Wednesday, December 22, 2010

Am I My Brother's Keeper?

My English teacher in my senior year of high school was a rather insistent Southern Baptist. In that keeping one’s nose firmly ensconced in other people’s business seems to be part and parcel to the ways of many insistent Southern Baptists, she constantly exhorted me to act as my brother’s keeper—literally.

One of my two younger brothers was, at the time, suffering a troubling bout of middle child syndrome. He seemed to be feeling like an outsider to the family, full of rage and defiance. He was, in fact, behaving like an outsider to civil society in some ways, which gave all proper, churchy people pause for considerable concern, horror and handwringing (my parents and me included).

My brother’s wayward path was, of course, my responsibility to remedy. I was the eldest of our brood. I was the utterly socialized shining example of All A High School Student Should Be—a virtual lap dummy medium through which Upstanding Adults of Our Community could voice their sacred values and ways like ventriloquists.

I did not realize that I was being used. I felt fully invested in their program at the time. I was all about pursuing Success In Life. I was in the National Honor Society. I was listed in Who’s Who Among America’s High School Students. I listened to Good Role Model adults as if they were oracles. I listened to Earl Nightingale tapes. I read Dale Carnegie and Napoleon Hill. I was a representative of The Good Youth — I was one who was asked to lead prayers and speak at church; to speak to the Rotary and the Lions Clubs.
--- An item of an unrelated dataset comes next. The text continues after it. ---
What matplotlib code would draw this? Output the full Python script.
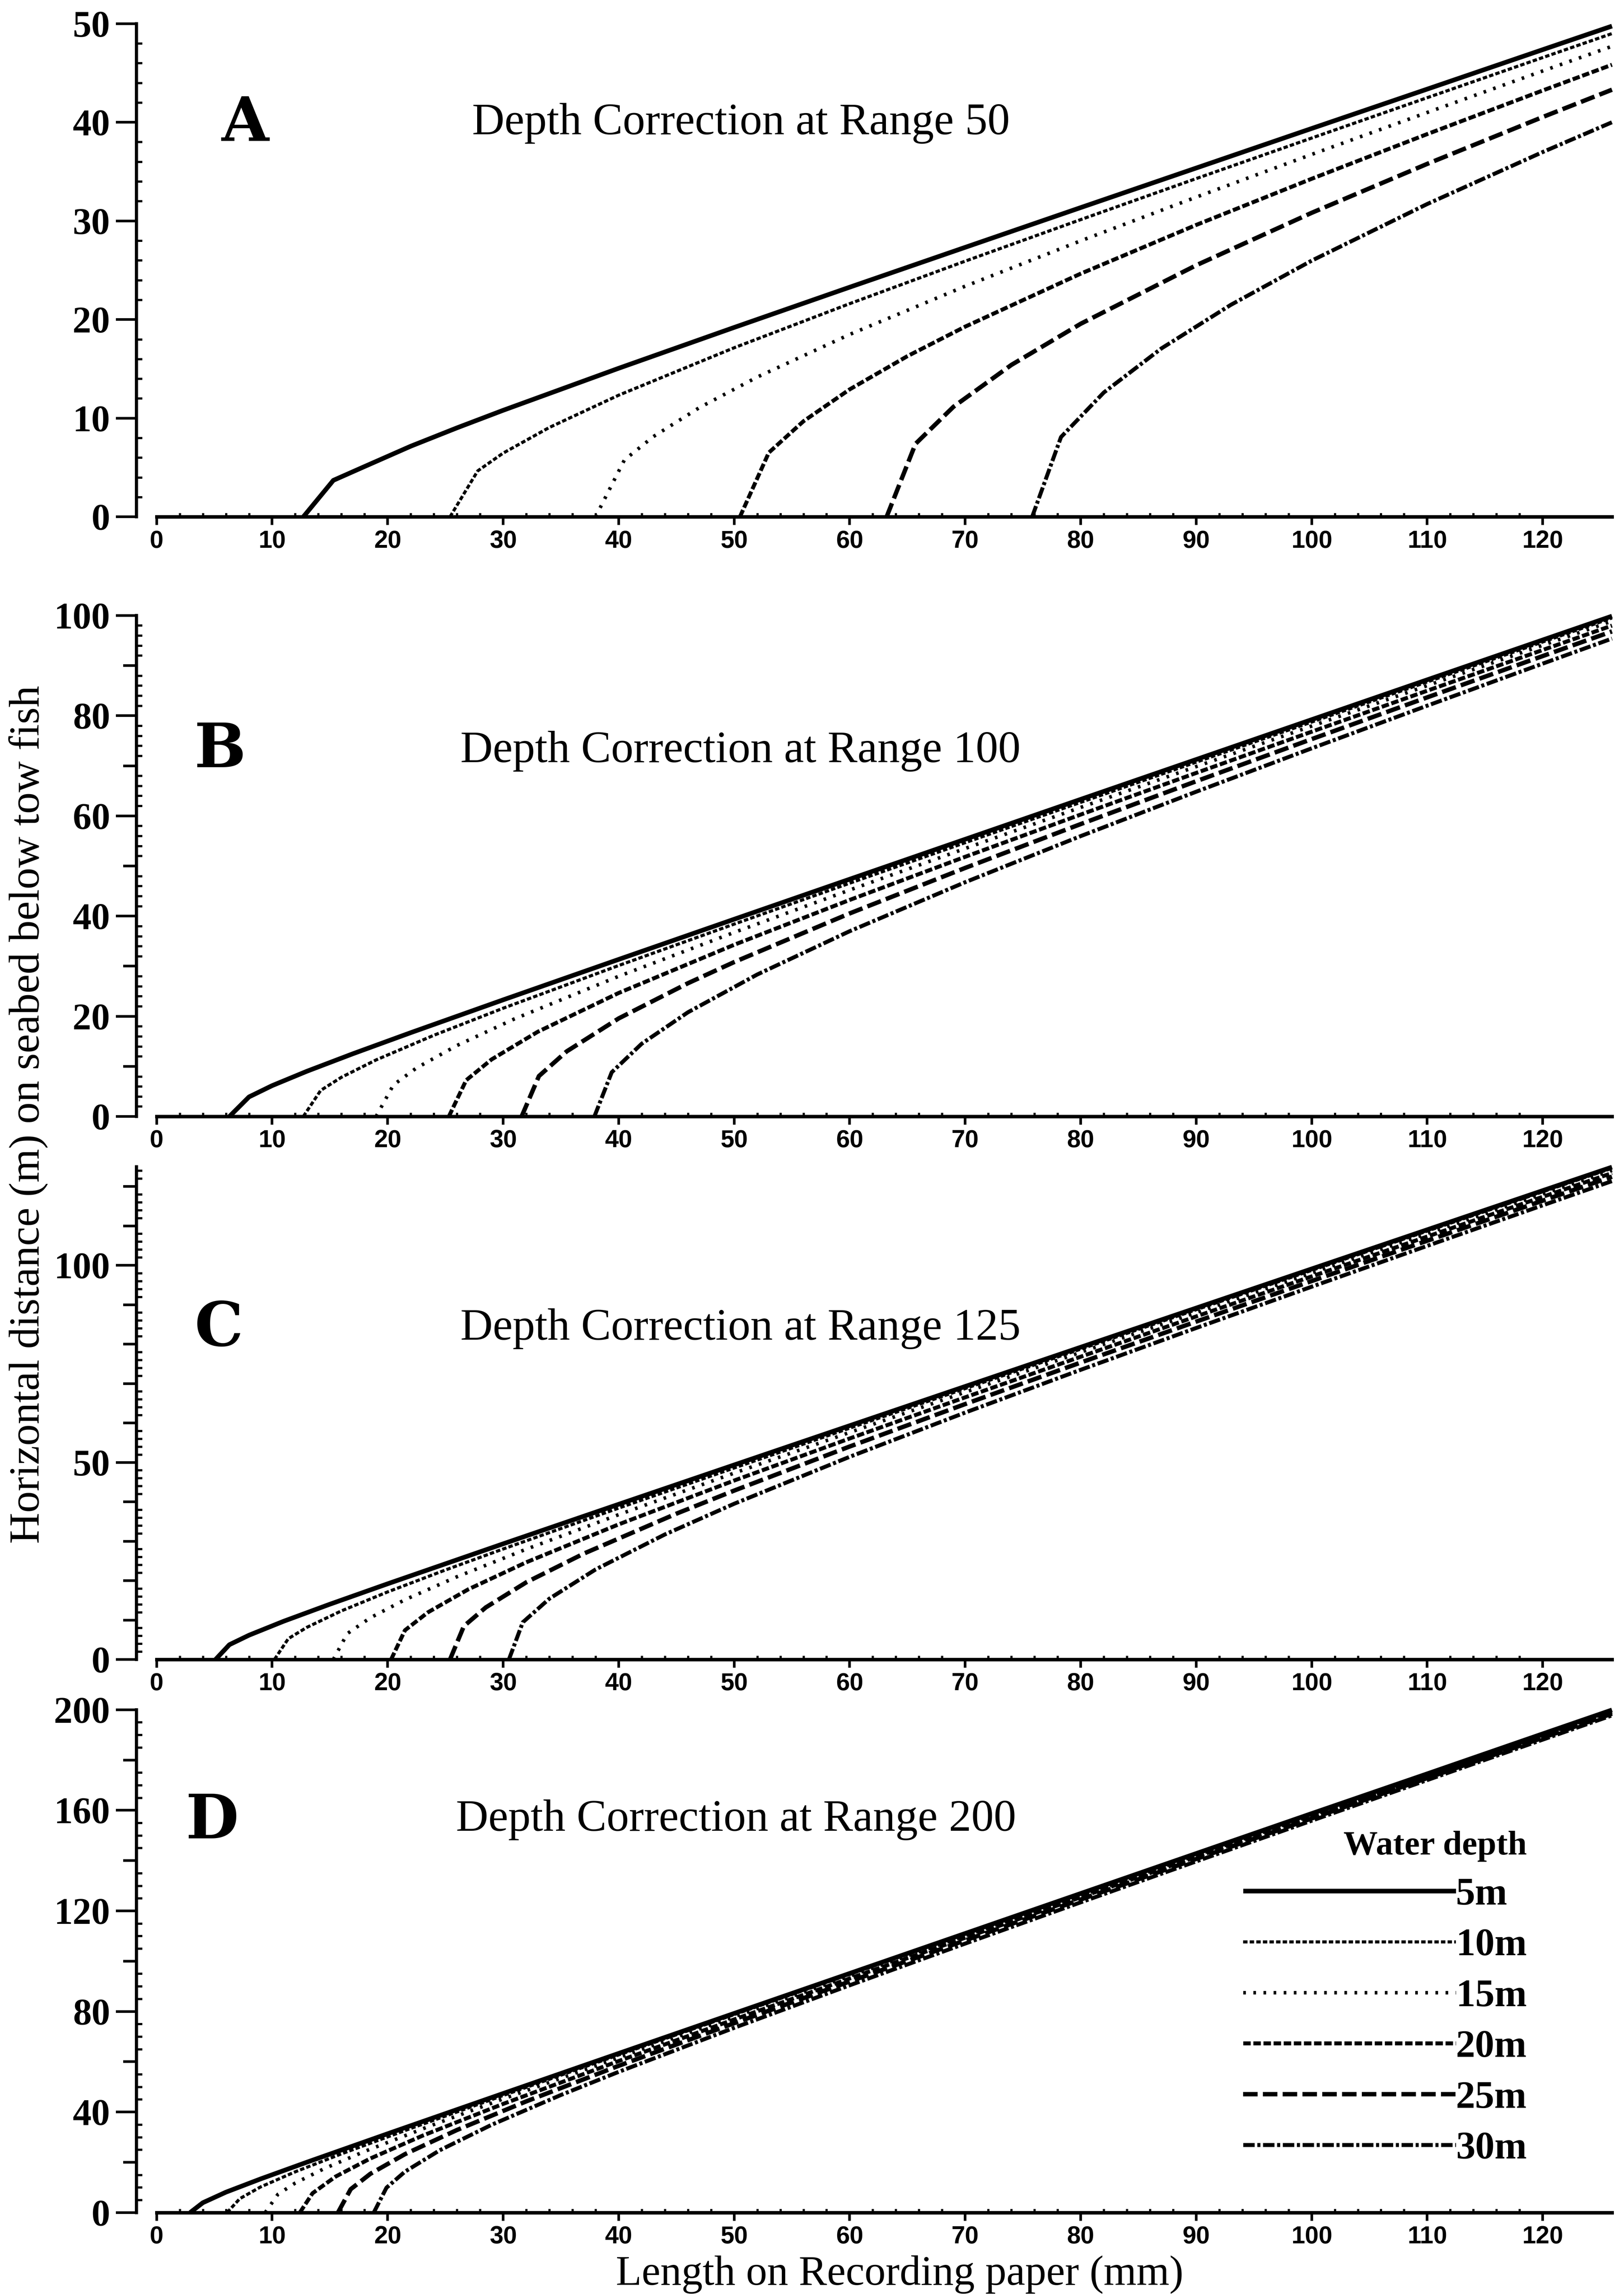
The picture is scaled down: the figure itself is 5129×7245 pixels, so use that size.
"""
Depth correction curves for four recorder ranges (panels A-D)
"""
import numpy as np
import matplotlib
matplotlib.use("Agg")
import matplotlib.pyplot as plt

plt.rcParams['lines.scale_dashes'] = False

depth_labels = ['5m', '10m', '15m', '20m', '25m', '30m']
ranges = [50, 100, 125, 200]
letters = ['A', 'B', 'C', 'D']
x_ticks = list(range(0, 121, 10))

# ---- Range 50 ----
r50_x = [
    [12.7, 15.3, 18, 22, 26, 30, 40, 50, 60, 70, 80, 90, 100, 110, 120, 126],
    [25.4, 27.8, 30, 34, 40, 50, 60, 70, 80, 90, 100, 110, 120, 126],
    [38.0, 40.5, 43, 47, 52, 60, 70, 80, 90, 100, 110, 120, 126],
    [50.5, 53, 56, 60, 65, 70, 80, 90, 100, 110, 120, 126],
    [63.2, 65.7, 69, 74, 80, 90, 100, 110, 120, 126],
    [75.8, 78.3, 82, 87, 93, 100, 110, 120, 126],
]
r50_y = [
    [0, 3.7, 5.10, 7.16, 9.02, 10.80, 15.06, 19.20, 23.28, 27.32, 31.35, 35.36, 39.37, 43.36, 47.36, 49.75],
    [0, 4.66, 6.46, 9.06, 12.33, 17.14, 21.61, 25.92, 30.13, 34.29, 38.40, 42.49, 46.56, 48.99],
    [0, 5.77, 8.13, 11.08, 14.17, 18.49, 23.38, 27.98, 32.41, 36.74, 40.99, 45.20, 47.70],
    [0, 6.51, 9.69, 12.92, 16.29, 19.28, 24.65, 29.59, 34.27, 38.80, 43.22, 45.83],
    [0, 7.40, 11.17, 15.40, 19.57, 25.50, 30.82, 35.78, 40.53, 43.30],
    [0, 8.09, 12.60, 17.08, 21.49, 25.97, 31.71, 36.98, 40.00],
]

# ---- Range 100 ----
r100_x = [
    [6.3, 8, 10, 13, 17, 22, 30, 40, 50, 60, 70, 80, 90, 100, 110, 120, 126],
    [12.7, 14.2, 16, 19, 24, 30, 40, 50, 60, 70, 80, 90, 100, 110, 120, 126],
    [19.0, 20.5, 22.5, 26, 31, 40, 50, 60, 70, 80, 90, 100, 110, 120, 126],
    [25.3, 26.8, 29, 33, 40, 50, 60, 70, 80, 90, 100, 110, 120, 126],
    [31.6, 33.1, 35.5, 40, 46, 50, 60, 70, 80, 90, 100, 110, 120, 126],
    [37.9, 39.4, 42, 46, 52, 60, 70, 80, 90, 100, 110, 120, 126],
]
r100_y = [
    [0, 3.91, 6.16, 9.02, 12.53, 16.73, 23.28, 31.35, 39.37, 47.36, 55.33, 63.30, 71.25, 79.21, 87.16, 95.11, 99.87],
    [0, 5.20, 7.83, 11.29, 16.21, 21.61, 30.13, 38.40, 46.56, 54.65, 62.70, 70.72, 78.73, 86.73, 94.71, 99.50],
    [0, 6.30, 9.69, 14.17, 19.50, 27.98, 36.74, 45.20, 53.49, 61.69, 69.84, 77.93, 86.00, 94.05, 98.87],
    [0, 7.24, 11.39, 16.91, 24.65, 34.27, 43.22, 51.83, 60.26, 68.57, 76.80, 84.98, 93.11, 97.98],
    [0, 8.07, 12.99, 19.57, 26.60, 30.82, 40.53, 49.61, 58.36, 66.91, 75.32, 83.65, 91.90, 96.82],
    [0, 8.82, 14.53, 20.80, 28.34, 36.98, 46.76, 55.96, 64.82, 73.48, 81.99, 90.39, 95.39],
]

# ---- Range 125 ----
r125_x = [
    [5.1, 6.3, 8, 11, 15, 20, 30, 40, 50, 60, 70, 80, 90, 100, 110, 120, 126],
    [10.2, 11.4, 13, 16, 20, 25, 30, 40, 50, 60, 70, 80, 90, 100, 110, 120, 126],
    [15.3, 16.5, 18.5, 21.5, 26, 32, 40, 50, 60, 70, 80, 90, 100, 110, 120, 126],
    [20.3, 21.5, 23.5, 27, 32, 40, 50, 60, 70, 80, 90, 100, 110, 120, 126],
    [25.4, 26.6, 28.5, 32, 37, 45, 50, 60, 70, 80, 90, 100, 110, 120, 126],
    [30.5, 31.7, 34, 38, 44, 50, 60, 70, 80, 90, 100, 110, 120, 126],
]
r125_y = [
    [0, 3.75, 6.16, 9.70, 14.02, 19.20, 29.34, 39.37, 49.35, 59.31, 69.26, 79.21, 89.15, 99.08, 109.01, 118.94, 124.90],
    [0, 5.28, 8.14, 12.33, 17.14, 22.70, 28.03, 38.40, 48.58, 58.68, 68.72, 78.73, 88.72, 98.70, 108.67, 118.63, 124.60],
    [0, 6.55, 10.58, 15.16, 20.98, 27.98, 36.74, 47.28, 57.60, 67.80, 77.93, 88.02, 98.07, 108.09, 118.10, 124.10],
    [0, 7.41, 11.98, 17.82, 24.65, 34.27, 45.39, 56.06, 66.50, 76.80, 87.02, 97.17, 107.28, 117.36, 123.39],
    [0, 8.45, 13.21, 19.57, 26.88, 36.99, 42.84, 54.02, 64.79, 75.32, 85.71, 96.00, 106.22, 116.39, 122.47],
    [0, 9.43, 15.42, 22.83, 31.71, 39.50, 51.41, 62.63, 73.48, 84.09, 94.56, 104.92, 115.21, 121.35],
]

# ---- Range 200 ----
r200_x = [
    [2.9, 4, 6, 9, 13, 20, 30, 40, 50, 60, 70, 80, 90, 100, 110, 120, 126],
    [6.1, 7.2, 9, 12, 16, 22, 30, 40, 50, 60, 70, 80, 90, 100, 110, 120, 126],
    [9.4, 10.5, 12, 14.5, 18, 24, 30, 40, 50, 60, 70, 80, 90, 100, 110, 120, 126],
    [12.4, 13.5, 15.5, 18.5, 23, 30, 40, 50, 60, 70, 80, 90, 100, 110, 120, 126],
    [15.7, 16.8, 18.5, 21.5, 26, 32, 40, 50, 60, 70, 80, 90, 100, 110, 120, 126],
    [18.8, 19.9, 21.5, 24.5, 29, 35, 40, 50, 60, 70, 80, 90, 100, 110, 120, 126],
]
r200_y = [
    [0, 3.91, 8.11, 13.38, 20.02, 31.35, 47.36, 63.30, 79.21, 95.11, 111.0, 126.9, 142.8, 158.7, 174.5, 190.4, 199.9],
    [0, 5.53, 10.20, 16.21, 23.35, 33.46, 46.56, 62.70, 78.73, 94.71, 110.66, 126.59, 142.51, 158.41, 174.32, 190.21, 199.75],
    [0, 7.26, 11.74, 17.46, 24.32, 35.02, 45.20, 61.69, 77.93, 94.05, 110.09, 126.10, 142.07, 158.02, 173.96, 189.88, 199.44],
    [0, 7.69, 14.33, 21.50, 30.54, 43.22, 60.26, 76.80, 93.11, 109.30, 125.40, 141.45, 157.46, 173.45, 189.42, 199.0],
    [0, 9.28, 15.40, 23.23, 32.84, 44.22, 58.36, 75.32, 91.90, 108.26, 124.50, 140.65, 156.75, 172.80, 188.83, 198.43],
    [0, 9.89, 16.27, 24.75, 34.91, 46.76, 55.96, 73.48, 90.39, 106.98, 123.39, 139.67, 155.87, 172.01, 188.10, 197.74],
]

panel_x = [r50_x, r100_x, r125_x, r200_x]
panel_y = [r50_y, r100_y, r125_y, r200_y]

# y axis ticks: labelled, medium (unlabelled), minor step
y_tops = [50, 100, 125, 200]
y_labelled = [[0, 10, 20, 30, 40, 50],
              [0, 20, 40, 60, 80, 100],
              [0, 50, 100],
              [0, 40, 80, 120, 160, 200]]
y_medium = [[],
            [10, 30, 50, 70, 90],
            [10, 20, 30, 40, 60, 70, 80, 90, 110, 120],
            [20, 60, 100, 140, 180]]
y_minor_step = [2, 2, 2, 5]

# line styles for each depth
styles = [
    dict(linestyle='-', linewidth=10.5),
    dict(linewidth=7, dashes=(10, 5)),
    dict(linewidth=8, dashes=(6, 17)),
    dict(linewidth=9, dashes=(17, 6)),
    dict(linewidth=10, dashes=(33, 12)),
    dict(linewidth=9, dashes=(26, 6, 7, 6)),
]

boxes = [(0.0840, 0.7747, 0.9086, 0.2150),
         (0.0840, 0.5133, 0.9086, 0.2184),
         (0.0840, 0.2766, 0.9086, 0.2148),
         (0.0840, 0.0355, 0.9086, 0.2192)]
letter_pos = [(0.0577, 0.762), (0.0393, 0.697), (0.0395, 0.637), (0.0335, 0.744)]
title_pos = [(0.2275, 0.776), (0.2195, 0.707), (0.2195, 0.649), (0.2165, 0.759)]

serif = 'Liberation Serif'

fig = plt.figure(figsize=(51.29, 72.45), dpi=100)

for i in range(4):
    ax = fig.add_axes(boxes[i])
    lines = []
    for j in range(6):
        l, = ax.plot(panel_x[i][j], panel_y[i][j], color='black', clip_on=False,
                     solid_capstyle='butt', label=depth_labels[j], **styles[j])
        lines.append(l)

    ax.set_xlim(-1.75, 126)
    ax.set_ylim(0, y_tops[i])
    for s in ['top', 'right']:
        ax.spines[s].set_visible(False)
    ax.spines['bottom'].set_bounds(0, 126)
    ax.spines['bottom'].set_linewidth(8)
    ax.spines['left'].set_linewidth(7)

    # x axis
    ax.set_xticks(x_ticks)
    ax.set_xticklabels([str(v) for v in x_ticks], fontfamily='Liberation Sans',
                       fontweight='bold', fontsize=56)
    ax.set_xticks([v for v in range(2, 119, 2) if v % 10], minor=True)
    ax.tick_params(axis='x', which='major', direction='out', length=19, width=6, pad=10)
    ax.tick_params(axis='x', which='minor', direction='in', length=9, width=5)

    # y axis
    ax.set_yticks(y_labelled[i])
    ax.set_yticklabels([str(v) for v in y_labelled[i]], fontfamily=serif,
                       fontweight='bold', fontsize=85)
    skip = set(y_labelled[i]) | set(y_medium[i])
    minors = [v for v in np.arange(0, y_tops[i] + 0.1, y_minor_step[i]) if v not in skip]
    ax.set_yticks(minors, minor=True)
    ax.tick_params(axis='y', which='major', direction='out', length=47, width=6, pad=13)
    ax.tick_params(axis='y', which='minor', direction='in', length=13, width=5)

    sec = ax.secondary_yaxis('left')
    sec.set_yticks(y_medium[i])
    sec.set_yticklabels([])
    sec.tick_params(axis='y', which='major', direction='out', length=30, width=6)
    sec.tick_params(axis='y', which='minor', left=False)
    sec.spines['left'].set_linewidth(7)

    ax.text(letter_pos[i][0], letter_pos[i][1], letters[i], transform=ax.transAxes,
            fontfamily='DejaVu Serif', fontweight='bold', fontsize=139, va='baseline')
    ax.text(title_pos[i][0], title_pos[i][1], 'Depth Correction at Range %d' % ranges[i],
            transform=ax.transAxes, fontfamily=serif, fontsize=102, va='baseline')

    if i == 3:
        leg = ax.legend(handles=lines, loc='upper left', bbox_to_anchor=(0.75, 0.759),
                        frameon=False, borderpad=0, borderaxespad=0,
                        handlelength=5.5, handletextpad=0, labelspacing=0.40,
                        prop=dict(family=serif, weight='bold', size=88),
                        title='Water depth', alignment='right',
                        title_fontproperties=dict(family=serif, weight='bold', size=78))

fig.text(0.0172, 0.5141, 'Horizontal distance (m) on seabed below tow fish',
         rotation=90, ha='center', va='center', fontfamily=serif, fontsize=98)
fig.text(0.554, 0.0085, 'Length on Recording paper (mm)',
         ha='center', va='center', fontfamily=serif, fontsize=96)

fig.savefig('out.png', dpi=100)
As such, it was incumbent upon me to help my brother See The Light.

With this intent I called my brother into the game room, away from the rest of the family. I sat him down and launched at him my best Inspirational Spiel — “You’re free to pursue your dreams…You can be anything you want to be; you can accomplish anything you want to accomplish…”

He appeared to be captured in a bit of reverie. After a point he uttered aloud what he made of what I was saying: “I can do anything I want to do…I can goddamn well do whatever I want to do!”

He stood up and sternly commanded: “Move your car. You’re parked behind me.” With that, he arose from the couch and moved decisively to the garage.

Reflexively I followed, still a bit intoxicated by the magic spell I’d cast on myself with my Success Spiel, not yet comprehending the nature of magic that my words had worked on my brother.

He got into his hot-rodded Mustang and gunned the engine. The camshaft clattered. The dual exhaust glass packs aggressively roared and crackled. He slammed his four-on-the-floor Hurst shifter into reverse and hit the accelerator. Tires screamed as they spun in place, filling the air with the acrid scent of burnt rubber, then they dug into the pavement like talons of a dragon. The Mustang lurched within inches of my front bumper.

“Move your goddamn car or I’ll move it for you!” he hissed, breathing the fire of his youthful discontent through the open car window.

At that moment my dad swooped into the garage, descending on the open window through which he attempted to pull my brother from the car. I stood agog, thinking, “This cannot be happening.” Before that thought was finished the door of the Mustang sprung wide open, sending my dad reeling backward, tumbling into the trash bags.

My brother escaped on foot, running into the night.